This has been a year of adaptation, adjustment and experimentation for legislatures. Legislating via Zoom, holding session in sports venues and convention centers, debating bills through plexiglass, and transitioning an entire legislative staff office to a remote work environment in one weekend might have seemed inconceivable last January. Yet these changes, and more, were spurred by the pandemic.
So, what to expect for 2021? There are 99 ways to run a legislative chamber in “ordinary times” and this maxim will hold true next year. Constitutional provisions, chamber rules, statutes, traditions, customs, information technology and physical space in capitol complexes will affect the game plan. This week’s election results and leadership changes will have a big impact on legislative life in 2021, too. And policies and procedures aimed at ensuring the health and safety of members, staff and the public will also be top of mind.
But legislatures also like to rely on precedent, and 2020 has provided some preparation for the coming year.
Session Planning Underway
Some legislatures are in the midst of session planning using standing, select or interim legislative committees to collect information, get expertise and weigh options (check out Indiana, Montana, Nevada, North Dakota, South Dakota and Wyoming for examples). Many full-time legislatures, such as Massachusetts, Michigan, New Jersey and Pennsylvania, have regularly met throughout the pandemic.

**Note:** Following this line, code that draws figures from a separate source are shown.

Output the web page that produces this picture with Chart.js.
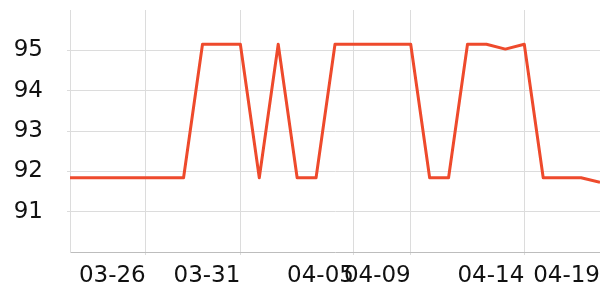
<!DOCTYPE html>
<html>
<head>
<meta charset="utf-8">
<script src="https://cdn.jsdelivr.net/npm/chart.js@4/dist/chart.umd.min.js"></script>
<style>
  html, body { margin: 0; padding: 0; background: #fff; }
  #wrap { width: 600px; height: 300px; }
</style>
</head>
<body>
<div id="wrap"><canvas id="chartCanvas"></canvas></div>
<script>
// one date per point
const dates = [
  '03-22', '03-23', '03-24', '03-25', '03-26', '03-27', '03-28', '03-29', '03-30', '03-31',
  '04-01', '04-01', '04-02', '04-03', '04-04', '04-05', '04-06', '04-07', '04-09',
  '04-10', '04-10', '04-11', '04-12', '04-13', '04-14', '04-15', '04-16', '04-17', '04-19'
]

// labels actually printed under the axis
const shownDates = ['03-26', '03-31', '04-05', '04-09', '04-14', '04-19']

const values = [
  91.84, 91.84, 91.84, 91.84, 91.84, 91.84, 91.84, 95.15, 95.15, 95.15,
  91.84, 95.15, 91.84, 91.84, 95.15, 95.15, 95.15, 95.15, 95.15,
  91.84, 91.84, 95.15, 95.15, 95.03, 95.15, 91.84, 91.84, 91.84, 91.73
]

const yTicks = [91, 92, 93, 94, 95]

const font = { family: 'DejaVu Sans', size: 23 }

new Chart(document.getElementById('chartCanvas'), {
  type: 'line',
  data: {
    labels: dates,
    datasets: [{
      data: values,
      borderColor: '#ee4a2c',
      borderWidth: 3,
      borderJoinStyle: 'round',
      pointRadius: 0,
      tension: 0,
      fill: false
    }]
  },
  options: {
    responsive: true,
    maintainAspectRatio: false,
    animation: false,
    layout: { padding: { left: 14, top: 10, right: 0, bottom: 0 } },
    plugins: { legend: { display: false }, tooltip: { enabled: false } },
    scales: {
      x: {
        offset: false,
        grid: { color: '#dcdcdc', tickLength: 3 },
        border: { color: '#bdbdbd' },
        ticks: {
          autoSkip: false,
          maxRotation: 0,
          minRotation: 0,
          align: 'end',
          padding: 7,
          color: '#111',
          font: font,
          callback: function (val, i) {
            const d = dates[i]
            return shownDates.includes(d) ? d : null
          }
        },
        afterFit: function (scale) {
          scale.height = 48
          scale.paddingLeft = 0
          scale.paddingRight = 0
        }
      },
      y: {
        min: 90,
        max: 96,
        grid: { color: '#dcdcdc', tickLength: 3 },
        border: { color: '#dcdcdc' },
        ticks: {
          stepSize: 1,
          padding: 24,
          color: '#111',
          font: font,
          callback: function (val) {
            return yTicks.includes(val) ? String(val) : null
          }
        },
        afterFit: function (scale) {
          scale.width = 56
          scale.paddingTop = 0
          scale.paddingBottom = 0
        }
      }
    }
  }
})
</script>
</body>
</html>
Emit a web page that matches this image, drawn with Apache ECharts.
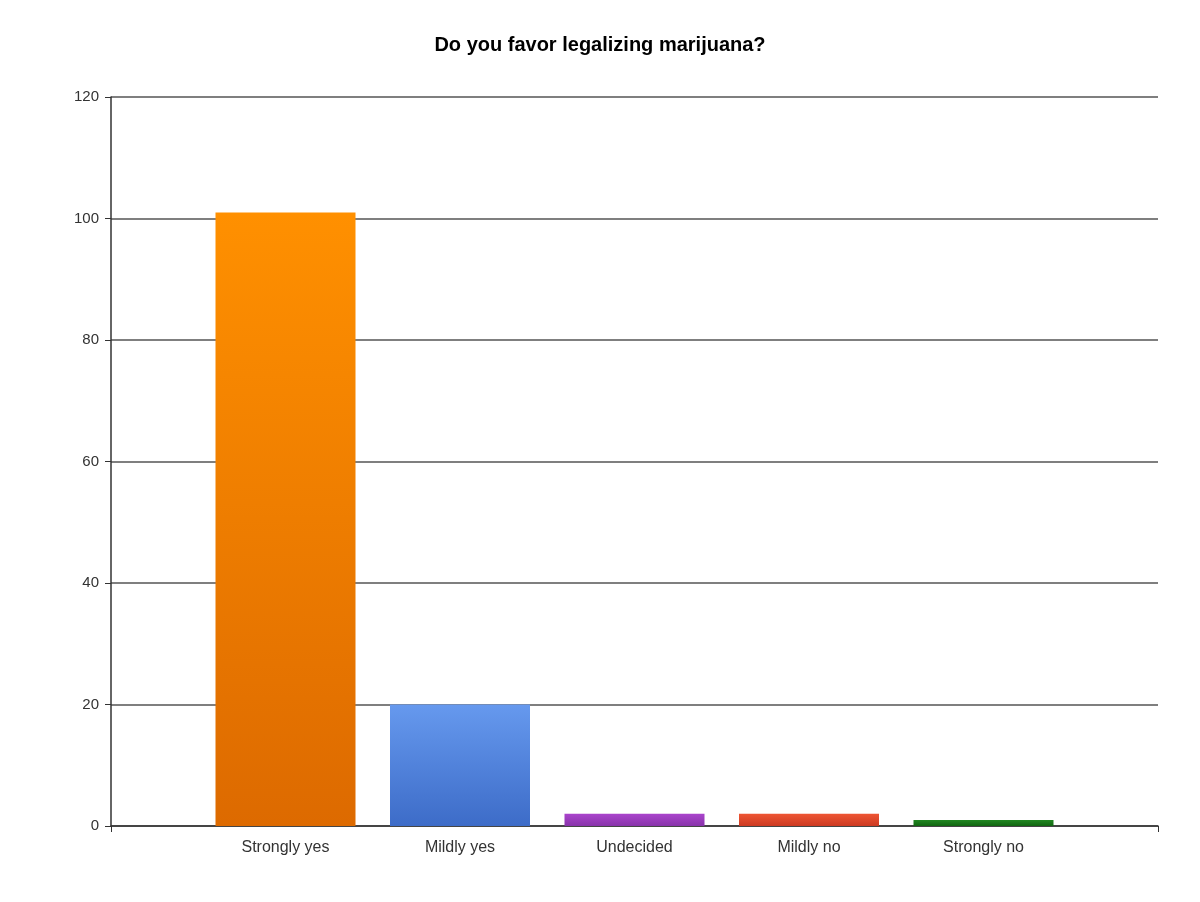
<!DOCTYPE html>
<html><head><meta charset="utf-8">
<script src="https://cdn.jsdelivr.net/npm/echarts@6/dist/echarts.min.js"></script>
<style>html,body{margin:0;background:#fff}#main{width:1200px;height:902px}</style>
</head><body><div id="main"></div>
<script>
var categories = ['', 'Strongly yes', 'Mildly yes', 'Undecided', 'Mildly no', 'Strongly no', ''];
var values = ['-', 101, 20, 2, 2, 1, '-'];
var topColors = ['', '#ff9000', '#6699ee', '#aa44cc', '#ee5533', '#228822', ''];
var bottomColors = ['', '#dd6a00', '#3d6cc8', '#8833aa', '#cc3a22', '#116611', ''];

var myChart = echarts.init(document.getElementById('main'));
var option = {
    title: {
        text: 'Do you favor legalizing marijuana?',
        left: 'center',
        top: 30,
        textStyle: { fontFamily: 'Liberation Sans', fontSize: 20, fontWeight: 'bold', color: '#000' }
    },
    grid: { left: 111, right: 42, top: 97, bottom: 76 },
    xAxis: {
        type: 'category',
        data: categories,
        boundaryGap: false,
        axisLine: { lineStyle: { color: '#333', width: 1.5 } },
        axisTick: { show: true, length: 6, interval: function (i) { return i === 0 || i === categories.length - 1; } },
        axisLabel: { color: '#333', fontSize: 16, fontFamily: 'Liberation Sans', margin: 14 }
    },
    yAxis: {
        type: 'value',
        min: 0, max: 120, interval: 20,
        axisLine: { show: true, lineStyle: { color: '#333', width: 1.5 } },
        axisTick: { show: true, length: 6, inside: false },
        splitLine: { lineStyle: { color: '#555', width: 1.5 } },
        axisLabel: { color: '#333', fontSize: 15, fontFamily: 'Liberation Sans', margin: 12 }
    },
    series: [{
        type: 'bar',
        barWidth: 140,
        data: values.map(function (v, i) {
            return {
                value: v,
                itemStyle: {
                    color: new echarts.graphic.LinearGradient(0, 0, 0, 1, [
                        { offset: 0, color: topColors[i] || '#000' },
                        { offset: 1, color: bottomColors[i] || '#000' }
                    ])
                }
            };
        })
    }]
};
myChart.setOption(option);
</script></body></html>
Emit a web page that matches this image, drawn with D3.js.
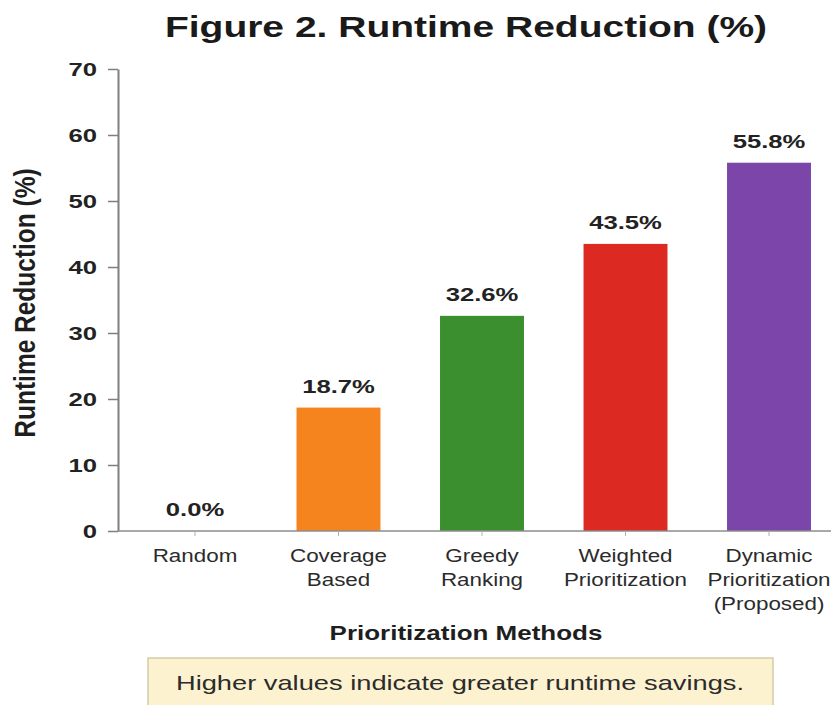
<!DOCTYPE html>
<html>
<head>
<meta charset="utf-8">
<script src="https://cdn.jsdelivr.net/npm/d3@7"></script>
<style>
  html, body { margin: 0; padding: 0; background: #ffffff; }
  svg { display: block; }
</style>
</head>
<body>
<svg id="chart" width="831" height="705"></svg>
<script>
// ---- data ----
const categories = ["Random", "Coverage Based", "Greedy Ranking", "Weighted Prioritization", "Dynamic Prioritization (Proposed)"];
const categoryLines = [["Random"], ["Coverage", "Based"], ["Greedy", "Ranking"], ["Weighted", "Prioritization"], ["Dynamic", "Prioritization", "(Proposed)"]];
const reductionPct = [0.0, 18.7, 32.6, 43.5, 55.8];
const barColors = ["#6fa8dc", "#f5841f", "#3b8f2e", "#dc2a23", "#7b45a9"];
const yTicks = [0, 10, 20, 30, 40, 50, 60, 70];
const titleText = "Figure 2. Runtime Reduction (%)";
const xTitleText = "Prioritization Methods";
const yTitleText = "Runtime Reduction (%)";
const noteText = "Higher values indicate greater runtime savings.";

// ---- layout ----
const W = 831, H = 705;
const SX = 1.35;               // wide lettering used throughout the figure
const FONT = "'Liberation Sans', Arial, Helvetica, sans-serif";
const axisX = 118, baseY = 531, topY = 69;

const svg = d3.select("#chart");

const y = d3.scaleLinear().domain([0, 70]).range([baseY, topY]);
const x = d3.scaleBand().domain(categories).range([axisX, 846])
  .paddingInner(0.415).paddingOuter(0.244);

// text drawn with a horizontal stretch around its anchor
function wideText(parent, px, py, str, opts) {
  return parent.append("text")
    .attr("transform", `translate(${px},${py}) scale(${opts.sx || SX},1)`)
    .attr("text-anchor", opts.anchor || "middle")
    .attr("font-family", FONT)
    .attr("font-size", opts.size)
    .attr("font-weight", opts.weight || "normal")
    .attr("fill", opts.fill || "#222")
    .text(str);
}

// title
wideText(svg, 466, 37, titleText, { size: 30, sx: 1.3, weight: "bold", fill: "#1a1a1a" });

// bars
const data = categories.map((c, i) => ({ c, v: reductionPct[i], color: barColors[i], lines: categoryLines[i] }));

svg.append("g").selectAll("rect").data(data).join("rect")
  .attr("x", d => x(d.c))
  .attr("y", d => y(d.v))
  .attr("width", x.bandwidth())
  .attr("height", d => y(0) - y(d.v))
  .attr("fill", d => d.color);

// value labels above bars
const labels = svg.append("g");
data.forEach(d => {
  wideText(labels, x(d.c) + x.bandwidth() / 2, y(d.v) - 15, d.v.toFixed(1) + "%",
    { size: 19, weight: "bold", fill: "#222" });
});

// y axis
const yAxis = svg.append("g")
  .attr("transform", `translate(${axisX},0)`)
  .call(d3.axisLeft(y).tickValues(yTicks).tickSize(10).tickSizeOuter(0).tickFormat(d3.format("d")));
yAxis.select(".domain").attr("stroke", "#7f7f7f").attr("stroke-width", 2);
yAxis.selectAll(".tick line").attr("stroke", "#7f7f7f").attr("stroke-width", 1.5);
yAxis.selectAll(".tick text")
  .attr("x", 0)
  .attr("dy", "0.35em")
  .attr("transform", `translate(-21,0) scale(${SX},1)`)
  .attr("font-family", FONT)
  .attr("font-size", 19)
  .attr("font-weight", "bold")
  .attr("fill", "#222");

// x axis baseline and small ticks
svg.append("line")
  .attr("x1", axisX).attr("x2", W)
  .attr("y1", baseY).attr("y2", baseY)
  .attr("stroke", "#8c8c8c").attr("stroke-width", 1.6);
svg.append("g").selectAll("line").data(data).join("line")
  .attr("x1", d => x(d.c) + x.bandwidth() / 2)
  .attr("x2", d => x(d.c) + x.bandwidth() / 2)
  .attr("y1", baseY).attr("y2", baseY + 5)
  .attr("stroke", "#b0b0b0").attr("stroke-width", 1);

// category labels (multi-line)
const catG = svg.append("g");
data.forEach(d => {
  d.lines.forEach((ln, k) => {
    wideText(catG, x(d.c) + x.bandwidth() / 2, 562 + k * 24, ln,
      { size: 17.5, sx: 1.28, fill: "#2b2b2b" });
  });
});

// axis titles
wideText(svg, 466, 640, xTitleText, { size: 20, sx: 1.3, weight: "bold", fill: "#1e1e1e" });

svg.append("text")
  .attr("transform", `translate(35,303) rotate(-90) scale(1,1.22)`)
  .attr("text-anchor", "middle")
  .attr("font-family", FONT)
  .attr("font-size", 24.5)
  .attr("font-weight", "bold")
  .attr("fill", "#1e1e1e")
  .text(yTitleText);

// note box
const note = svg.append("g");
note.append("rect")
  .attr("x", 148).attr("y", 658)
  .attr("width", 625).attr("height", 49)
  .attr("fill", "#fcf2d0")
  .attr("stroke", "#d4cba6").attr("stroke-width", 1.5);
wideText(note, 460, 690, noteText, { size: 20.5, sx: 1.33, fill: "#2b2b2b" });
</script>
</body>
</html>
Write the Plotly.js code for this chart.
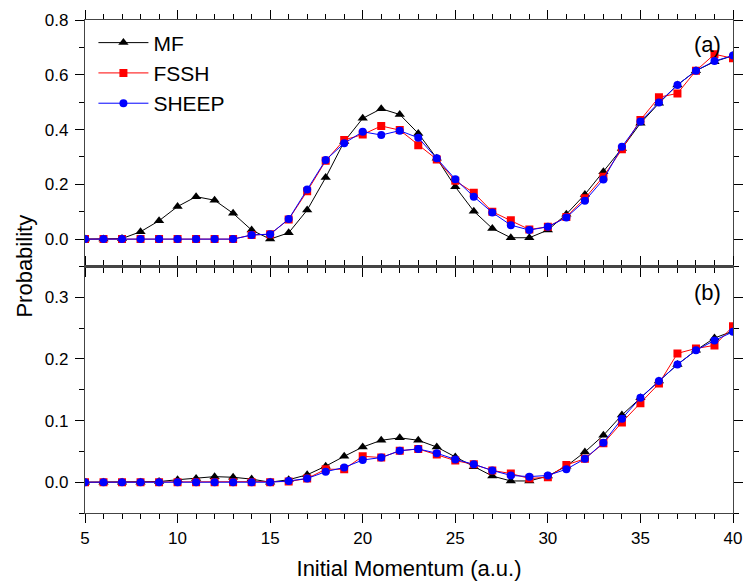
<!DOCTYPE html>
<html>
<head>
<meta charset="utf-8">
<script src="https://cdn.plot.ly/plotly-3.0.1.min.js"></script>
<style>html,body{margin:0;padding:0;background:#fff;}#chart{width:744px;height:583px;}</style>
</head>
<body>
<div id="chart"></div>
<script>
const momentum = [5,6,7,8,9,10,11,12,13,14,15,16,17,18,19,20,21,22,23,24,25,26,27,28,29,30,31,32,33,34,35,36,37,38,39,40];

// Panel (a)
const mfA    = [0,0,0.002,0.027,0.067,0.119,0.155,0.142,0.094,0.033,0.0,0.023,0.106,0.225,0.356,0.441,0.476,0.455,0.386,0.295,0.191,0.102,0.039,0.005,0.005,0.033,0.091,0.163,0.246,0.331,0.423,0.496,0.563,0.615,0.648,0.670];
const fsshA  = [0,0,0,0,0,0,0,0,0,0.015,0.018,0.072,0.175,0.286,0.362,0.382,0.413,0.398,0.343,0.291,0.213,0.169,0.100,0.069,0.035,0.045,0.081,0.149,0.228,0.328,0.435,0.518,0.532,0.615,0.675,0.660];
const sheepA = [0,0,0,0,0,0,0,0,0,0.015,0.018,0.073,0.181,0.289,0.350,0.392,0.380,0.396,0.370,0.295,0.219,0.155,0.097,0.051,0.033,0.045,0.079,0.140,0.218,0.337,0.429,0.499,0.563,0.615,0.650,0.670];

// Panel (b)
const mfB    = [0,0,0,0,0.001,0.004,0.006,0.009,0.008,0.005,0.0,0.004,0.012,0.026,0.042,0.057,0.068,0.072,0.068,0.057,0.041,0.025,0.010,0.002,0.002,0.010,0.026,0.049,0.076,0.109,0.137,0.164,0.191,0.214,0.234,0.245];
const fsshB  = [0,0,0,0,0,0,0,0,0,0,0,0.001,0.006,0.021,0.021,0.042,0.040,0.051,0.054,0.045,0.035,0.029,0.019,0.014,0.006,0.008,0.028,0.038,0.063,0.097,0.128,0.160,0.209,0.217,0.222,0.253];
const sheepB = [0,0,0,0,0,0,0,0,0,0,0,0.002,0.006,0.017,0.024,0.036,0.040,0.051,0.054,0.047,0.037,0.029,0.019,0.011,0.009,0.011,0.021,0.038,0.064,0.103,0.137,0.164,0.191,0.214,0.230,0.244];

const names = ['MF','FSSH','SHEEP'];
const colors = ['#000000','#ff0000','#0000ff'];
const symbols = ['triangle-up','square','circle'];
const sizes = [9,8,8];

const FONT = 'Liberation Sans, Arial, sans-serif';
const traces = [];
const setsA = [mfA, fsshA, sheepA];
const setsB = [mfB, fsshB, sheepB];
for (let i = 0; i < 3; i++) {
  traces.push({x: momentum, y: setsA[i], xaxis:'x', yaxis:'y', name: names[i], mode:'lines+markers',
    line:{color:colors[i], width:1}, marker:{symbol:symbols[i], size:sizes[i], color:colors[i]}, showlegend:true});
}
for (let i = 0; i < 3; i++) {
  traces.push({x: momentum, y: setsB[i], xaxis:'x2', yaxis:'y2', name: names[i], mode:'lines+markers',
    line:{color:colors[i], width:1}, marker:{symbol:symbols[i], size:sizes[i], color:colors[i]}, showlegend:false});
}

const axCommon = {showline:true, linecolor:'#444', linewidth:1.2, ticks:'outside', tickcolor:'#000', tickwidth:1,
  ticklen:9, mirror:'ticks', showgrid:false, zeroline:false, tickfont:{family:FONT, size:17, color:'#000'}};

const layout = {
  width:744, height:583,
  margin:{l:85, r:11, t:20, b:70},
  paper_bgcolor:'#fff', plot_bgcolor:'#fff',
  font:{family:FONT, color:'#000'},
  xaxis: Object.assign({}, axCommon, {anchor:'y', range:[5,40], dtick:5, showticklabels:false, matches:'x2',
    minor:{dtick:1, ticks:'outside', ticklen:5, tickcolor:'#000'}}),
  xaxis2: Object.assign({}, axCommon, {anchor:'y2', range:[5,40], dtick:5,
    minor:{dtick:1, ticks:'outside', ticklen:5, tickcolor:'#000'},
    title:{text:'Initial Momentum (a.u.)', font:{family:FONT, size:22, color:'#000'}, standoff:14}}),
  yaxis: Object.assign({}, axCommon, {anchor:'x', domain:[0.5,1], range:[-0.1,0.8], dtick:0.2, tick0:0, tickformat:'.1f',
    ticklabelstandoff:3, minor:{dtick:0.1, ticks:'outside', ticklen:5, tickcolor:'#000'}}),
  yaxis2: Object.assign({}, axCommon, {anchor:'x2', domain:[0,0.5], range:[-0.05,0.35], dtick:0.1, tick0:0, tickformat:'.1f',
    ticklabelstandoff:3, minor:{dtick:0.05, ticks:'outside', ticklen:5, tickcolor:'#000'}}),
  legend:{x:0.013, y:0.995, xanchor:'left', yanchor:'top', bgcolor:'rgba(0,0,0,0)', borderwidth:0,
    font:{family:FONT, size:21, color:'#000'}, itemwidth:50, tracegroupgap:0},
  annotations:[
    {text:'(a)', xref:'paper', yref:'paper', x:0.961, y:0.951, xanchor:'center', yanchor:'middle', showarrow:false, font:{family:FONT, size:22, color:'#000'}},
    {text:'(b)', xref:'paper', yref:'paper', x:0.961, y:0.448, xanchor:'center', yanchor:'middle', showarrow:false, font:{family:FONT, size:22, color:'#000'}},
    {text:'Probability', xref:'paper', yref:'paper', x:-0.094, y:0.5, xanchor:'center', yanchor:'middle', textangle:-90, showarrow:false,
      font:{family:FONT, size:22, color:'#000'}}
  ]
};

Plotly.newPlot('chart', traces, layout, {displayModeBar:false, staticPlot:true});
</script>
</body>
</html>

It’s very possible they could carry forward the same operational strategies into the next year. Twenty-two state legislatures and three territories have held special sessions in 2020, in some cases more than once. Interim hearings and meetings also took place this summer and fall. Members and staff have learned lessons from these experiences—both on what worked in their chambers and on what didn’t.
If the past year is any indication, remote voting and participation both on the floor and in committee will be a tool for some legislatures moving into 2021. Since March, in at least 25 legislatures, the District of Columbia, Guam and the Virgin Islands, one chamber or both has adopted rules to allow for this. At least one chamber in 25 legislatures has changed its rules to allow remote participation. In other states, chamber rules or statutes may have already authorized remote committee meetings as well. There hasn’t been one uniform way that chambers have conducted their proceedings, but there are some themes:
- Meeting and voting completely via virtual platforms like Zoom or Teams.
- Using a proxy vote system.
- Allowing members to be physically present in a chamber or committee room while other members participate virtually.
- Offering live webcasts or television broadcasts of legislative floor proceedings. (This is available in all 50 state legislatures, the District of Columbia, Puerto Rico and the Virgin Islands.) Many are archiving proceedings as well.
In most cases, these rule changes are time-bound, put into place for the current legislature, tied to an emergency or to the pandemic specifically. Stay tuned to see if, or how, this option is adopted in 2021.
Safety Protocols Top of Mind
In the coming year, many states, though not all, will likely encourage the public to use virtual participation strategies when providing input to or observing the legislative process. NCSL has compiled information from about 30 legislatures regarding remote committee operations in the past eight months. Strategies for constituent engagement have varied but there are some commonalities, such as receiving online testimony or using request-to-speak forms, listing email addresses of members, and providing access through teleconference or virtual meeting platforms. Streamed and archived committee proceedings are on the rise, too.
In some states, remote participation by members is not an option due to legal or constitutional issues. Some capitols will be open with sessions held in person, or chambers may meet in person but in a location other than the capitol to allow for social distancing, as was the case in Arkansas, Illinois, New Hampshire and Virginia over the past year. The Indiana House, for example, may opt to hold its coming session in the Indiana Government Center South building, which opened to the public in 1888 and offers larger meeting spaces and access via tunnels to the Statehouse.
Many states are considering safety protocols for the upcoming session, including the use of personal protective equipment, the use of safety partitions and social distancing on the chamber floor and committee rooms, and the use of health screenings before entering buildings. Again, actions taken in 2020 may serve as models for 2021. When the Colorado legislature met in late May to finish its session, safety guidance covering social distancing, health screenings and use of PPE were sent to members. Plexiglass safety partitions were used in the Colorado House chamber, the Tennessee House, the Louisiana House and the Virginia Senate, to name a few examples. At least nine legislative chambers introduced measures related to face coverings or mask requirements for legislators and others in legislative chambers or meeting rooms, and at least four chambers adopted resolutions: the Connecticut House, Illinois House, New Mexico House and Nevada Assembly.
Natalie Wood is the director of NCSL’s Center for Legislative Strengthening.